La storia però fu più complessa e il superamento del socialismo sovietico nel 1991 coincise non con un socialismo dal volto umano bensì prima con la catastrofe geo politica dell’Urss, e poi con un nuovo dispotismo nazionalista incoraggiato dalla revanche capitalista occidentale. Che assecondò le privatizzazioni selvagge.

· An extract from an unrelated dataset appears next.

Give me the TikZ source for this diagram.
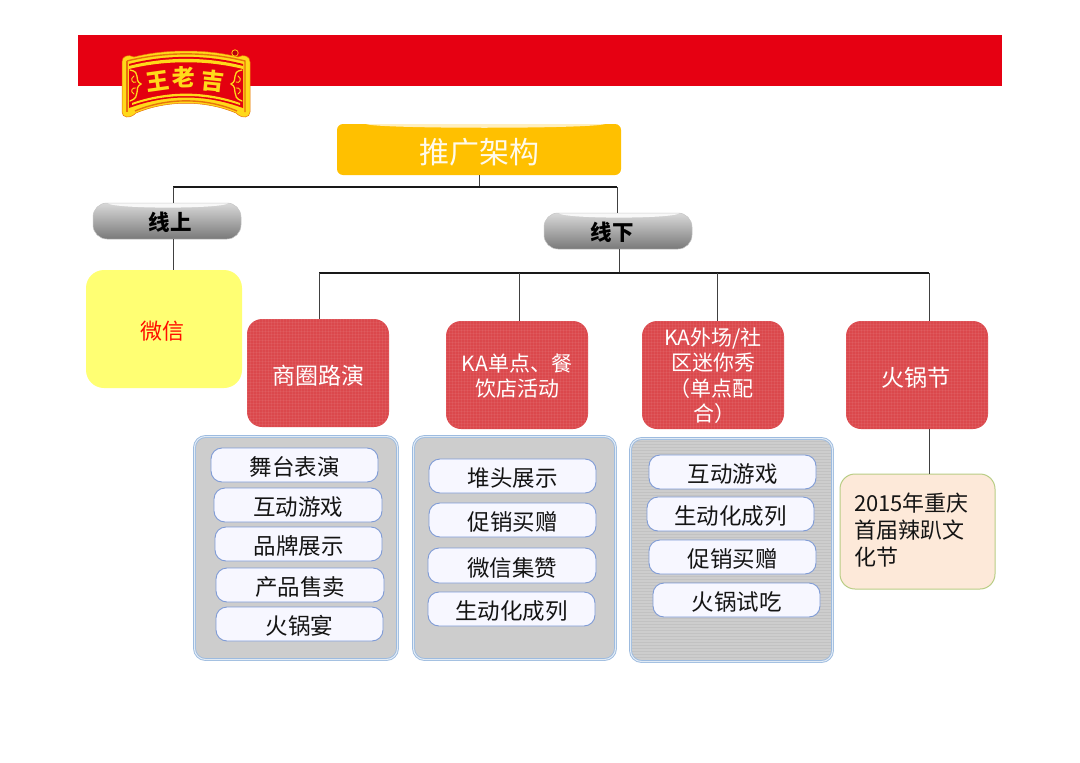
\documentclass[tikz,border=0pt]{standalone}
\usepackage{fontspec}
\setmainfont{Noto Sans CJK SC}
\usetikzlibrary{calc}
\definecolor{hdr}{HTML}{E60012}
\definecolor{gold}{HTML}{FFC000}
\definecolor{redbox}{HTML}{DB484C}
\definecolor{panelg}{HTML}{CDCDCD}
\definecolor{panelb}{HTML}{9DBBDF}
\definecolor{itemb}{HTML}{7F9BD6}
\definecolor{peach}{HTML}{FDE9D9}
\definecolor{peachb}{HTML}{B9CD85}
\definecolor{yel}{HTML}{FFFF73}
\definecolor{logoy}{HTML}{FFD91A}
\definecolor{logor}{HTML}{E3000F}
\definecolor{logoo}{HTML}{E8720C}
\definecolor{txt}{HTML}{141414}
\tikzset{
 box/.style={inner sep=0pt,outer sep=0pt,align=center,text=white},
 titlebox/.style={box,fill=gold,rounded corners=6pt,font=\fontsize{30}{33}\selectfont,text=white!92!gold},
 pill/.style={box,rounded corners=14pt,top color=gray!30,bottom color=gray!95!black,draw=gray!45,line width=.5pt,font=\bfseries\fontsize{21.5}{24}\selectfont,text=black},
 yelbox/.style={box,fill=yel,rounded corners=18pt,font=\fontsize{22}{24}\selectfont,text=red!90!orange},
 redb/.style={box,fill=redbox,rounded corners=15pt,font=\fontsize{23}{25}\selectfont,
  path picture={\foreach \q in {0,3,...,144} {
    \draw[white,opacity=.06,line width=.5pt] ([xshift=\q pt]path picture bounding box.north west) -- ([xshift=\q pt]path picture bounding box.south west);
    \draw[white,opacity=.06,line width=.5pt] ([yshift=-\q pt]path picture bounding box.north west) -- ([yshift=-\q pt]path picture bounding box.north east);}}},
 redsmall/.style={redb,font=\fontsize{21}{25}\selectfont},
 panelbox/.style={box,fill=panelg,draw=panelb,line width=.9pt,double=white!70!panelb,double distance=1pt,rounded corners=11pt},
 stripes/.style={path picture={\foreach \q in {0,3,...,228} {
    \draw[black!24,line width=.5pt] ([yshift=-\q pt]path picture bounding box.north west) -- ([yshift=-\q pt]path picture bounding box.north east);}}},
 item/.style={box,fill=white!97!blue,draw=itemb,line width=.9pt,rounded corners=11pt,font=\fontsize{22.5}{26}\selectfont,text=txt},
 peachbox/.style={box,fill=peach,draw=peachb,line width=1pt,rounded corners=15pt,font=\fontsize{22}{27.3}\selectfont,text=txt,align=left},
 conn/.style={line width=1.4pt,draw=black!90},
 thin/.style={line width=1pt,draw=black!75},
 logotxt/.style={inner sep=0pt,text=logoy,font=\bfseries\fontsize{23}{24}\selectfont},
 hilite/.style={fill=white,opacity=.85},
 scroll/.style={draw=logoy,line width=1.3pt,line cap=round},
}
\newcommand{\bx}[8][-2pt]{% raise, style, x0 y0 x1 y1, name, text
  \node[#2,minimum width=(#5-#3)*1pt,minimum height=(#6-#4)*1pt] (#7) at ({(#3+#5)/2},{(#4+#6)/2}) {\raisebox{#1}[\height][\depth]{#8}};}
\newcommand{\lines}[1]{\begin{tabular}{@{}c@{}}#1\end{tabular}}
\begin{document}
\begin{tikzpicture}[x=1pt,y=-1pt]
\useasboundingbox (0,0) rectangle (1080,763);
\fill[white] (0,0) rectangle (1080,763);
\fill[hdr] (78,35) rectangle (1002,86);
% logo
\path[fill=logoy,draw=logoo,line width=.5pt]
 (122,62) .. controls (122,56) and (128,54) .. (134,57) .. controls (165,49) and (207,49) .. (238,57)
 .. controls (244,54) and (250,56) .. (250,62) -- (250,112) .. controls (250,118) and (242,119) .. (236,113)
 .. controls (205,100) and (167,100) .. (136,113) .. controls (130,119) and (122,118) .. (122,112) -- cycle;
\draw[logoo,line width=1.4pt] (127,61) .. controls (165,51.5) and (207,51.5) .. (245,61) -- (245,112);
\draw[logoo,line width=1.4pt] (127,61) -- (127,112);
\draw[logoo,line width=1.4pt] (135,111) .. controls (167,97.5) and (205,97.5) .. (237,111);
\path[fill=logor] (129,64) .. controls (165,54.5) and (207,54.5) .. (243,64) -- (243,108)
 .. controls (205,94) and (167,94) .. (129,108) -- cycle;
\path[fill=logoy] (129,66) .. controls (165,56.5) and (207,56.5) .. (243,66) -- (243,69)
 .. controls (207,60) and (165,60) .. (129,69) -- cycle;
\path[fill=logoy] (132,103) .. controls (167,90.5) and (205,90.5) .. (240,103) -- (240,105)
 .. controls (205,93) and (167,93) .. (132,105) -- cycle;
\begin{scope}
\draw[scroll] (130,70) .. controls (142,72) and (133,80) .. (141,84) .. controls (133,88) and (142,97) .. (130,101);
\draw[scroll,line width=.9pt] (134,76) .. controls (129,79) and (133,84) .. (136,82);
\draw[scroll,line width=.9pt] (134,94) .. controls (129,91) and (133,87) .. (136,88);
\draw[scroll] (242,70) .. controls (230,72) and (239,80) .. (231,84) .. controls (239,88) and (230,97) .. (242,101);
\draw[scroll,line width=.9pt] (238,76) .. controls (243,79) and (239,84) .. (236,82);
\draw[scroll,line width=.9pt] (238,94) .. controls (243,91) and (239,87) .. (236,88);
\end{scope}
\fill[logor!80!black] (235,53) circle (2.6pt);
\draw[logoy!70!orange,line width=.8pt] (235,53) circle (3.2pt);
\node[logotxt,rotate=8] (l1) at (158,81) {王};
\node[logotxt,rotate=2] (l2) at (184,77) {老};
\node[logotxt,rotate=-6] (l3) at (213,81) {吉};
% boxes
\bx[-2.5pt]{titlebox}{337}{124}{621}{175}{title}{推广架构}
\fill[white!75!gold] (366,124) .. controls (376,129) and (592,129) .. (605,124) -- cycle;
\bx[-1pt]{pill}{93}{203}{241}{239}{on}{\hspace*{6pt}线上}
\fill[hilite] (108,203.4) .. controls (116,209) and (220,209) .. (228,203.4) -- cycle;
\bx[-1pt]{pill}{544}{213}{692}{249}{off}{\hspace*{-12pt}线下}
\fill[hilite] (559,213.4) .. controls (567,219) and (671,219) .. (679,213.4) -- cycle;
\bx[-2pt]{yelbox}{86}{270}{242}{388}{wx}{\hspace*{-3pt}微信}
\bx[-3pt]{redb}{247}{319}{389}{427}{c1}{商圈路演}
\bx[-3.5pt]{redsmall}{446}{321}{588}{429}{c2}{\lines{KA单点、餐\\饮店活动}}
\bx[-3.5pt]{redsmall}{642}{321}{784}{429}{c3}{\lines{KA外场/社\\区迷你秀\\\hspace*{-4pt}（单点配\\\hspace*{2pt}合）}}
\bx[-3pt]{redb}{846}{321}{988}{429}{c4}{\hspace*{-2pt}火锅节}
\bx[0pt]{panelbox}{194.5}{436.5}{397.5}{659.5}{p1}{}
\bx[0pt]{panelbox}{413.5}{436.5}{615.5}{659.5}{p2}{}
\bx[0pt]{panelbox,stripes}{630.5}{438.5}{832.5}{661.5}{p3}{}
\bx{item}{211}{448}{378}{482}{a1}{舞台表演}
\bx{item}{214}{488}{382}{522}{a2}{互动游戏}
\bx{item}{215}{527}{382}{561}{a3}{品牌展示}
\bx{item}{216}{568}{384}{602}{a4}{产品售卖}
\bx{item}{216}{607}{383}{641}{a5}{火锅宴}
\bx{item}{429}{459}{596}{493}{b1}{堆头展示}
\bx{item}{429}{503}{596}{537}{b2}{促销买赠}
\bx{item}{428}{548}{596}{583}{b3}{微信集赞}
\bx{item}{428}{592}{595}{626}{b4}{生动化成列}
\bx{item}{649}{455}{816}{489}{d1}{互动游戏}
\bx{item}{647}{497}{814}{531}{d2}{生动化成列}
\bx{item}{649}{540}{816}{574}{d3}{促销买赠}
\bx{item}{653}{583}{820}{617}{d4}{火锅试吃}
\bx[0pt]{peachbox}{840}{474}{995}{589}{fes}{\begin{minipage}[c][115pt][t]{127pt}\vspace{18.5pt}2015年重庆\\首届辣趴文\\化节\end{minipage}}
% connectors
\coordinate (j0) at (479,187);
\coordinate (jl) at (173,187);
\coordinate (jr) at (617,187);
\coordinate (k0) at (619,273);
\coordinate (k1) at (319,273);
\coordinate (k2) at (519,273);
\coordinate (k3) at (717,273);
\coordinate (k4) at (929,273);
\draw[thin] (title.south -| j0) -- (j0);
\draw[conn] (jl) -- (jr);
\draw[thin] (jl) -- (jl |- on.north);
\draw[thin] (jr) -- (jr |- off.north);
\draw[thin] (jl |- on.south) -- (jl |- wx.north);
\draw[thin] (k0 |- off.south) -- (k0);
\draw[conn] (k1) -- (k4);
\draw[thin] (k1) -- (k1 |- c1.north);
\draw[thin] (k2) -- (k2 |- c2.north);
\draw[thin] (k3) -- (k3 |- c3.north);
\draw[thin] (k4) -- (k4 |- c4.north);
\draw[thin] (k4 |- c4.south) -- (k4 |- fes.north);
\end{tikzpicture}
\end{document}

Che dire in conclusione di questa antica disputa che resta attuale proprio in epoca di guerre e contese planetarie? E allorché la libertà è minacciata ovunque anche laddove – vedi Trump e sovranismi- ne si proclama il monopolio da parte occidentale in nome di una superiorità di civiltà? Alcune cose forse in via provvisoria. La prima è che la libertà di tutti e di ciascuno resta un valore e un ideale regolativo assoluto e acquisito. Che non si può imporla, pena un rinnovato dispotismo con alibi umanitario, come già scrisse Kant contro le furbizie imperiali di interesse. Che per allignare, la libertà deve inculturarsi e necessita di condizioni di tolleranza tra diversi mondi, radicati in differenti contesti geo storici. E che, come diceva Berlinguer con Bobbio, la democrazia è certo un valore universale. A condizione però che le sue basi materiali ed economiche possano svilupparsi. Ma in una civiltà globale di pace prima di tutto. Fondata sulla coesistenza pacifica tra culture e sistemi politici diversi. Che bandisca ogni egemonia e unilateralismo planetario foriero di tragedie negatrici della libertà.